September 30, 2019

UK's Metro Bank Teeters after Bond Sale Fails. Shares Collapsed 95%

Hedge-fund manager Steven Cohen and Michael Bloomberg are among those ruing the day they bought the crushed shares of the UK bank touted as a "bargain"...

Even by its own recent standards, Metro Bank has had a torrid week. On Monday, shares of the British retail bank tumbled 5%, on Tuesday, 25%, on Wednesday, 5%, and on Thursday, 4.5%, before staging a brief comeback in the final hours of trading on Friday, to end the week 35% lower. By Friday morning, it was the second most-shorted stock on the FTSE all shares index, behind the collapsed travel & vacation-giant Thomas Cook.
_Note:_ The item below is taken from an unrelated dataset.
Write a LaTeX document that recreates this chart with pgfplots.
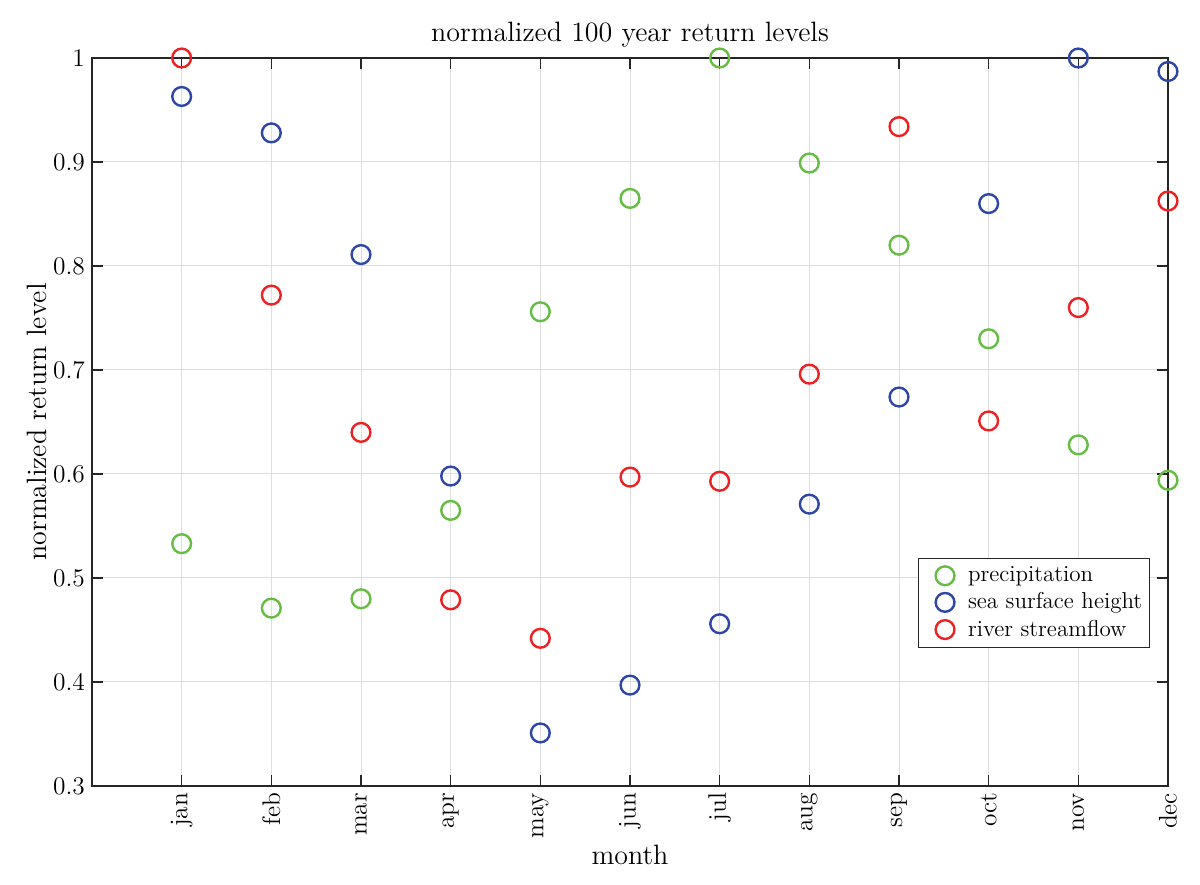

The main trigger for this week’s rout was the bank’s failure on Monday to raise a much-needed £250 million by issuing non-preferred bonds that deeply skeptical investors spurned. Despite trying to lure buyers with an interest rate of 7.5%, double the rate of similar offerings, Metro only attracted £175 million worth of orders, prompting the embattled lender to pull the plug on the bond sale.

“Failure to get enough support for a product that is yielding 7.5% is quite remarkable when you consider how investors are struggling to find generous levels of income in the current market,” said Russ Mould, the investment director of AJ Bell.

“It suggests that investors don’t trust the bank or they believe the 7.5% yield is simply not high enough to compensate for the risks of owning such a product.”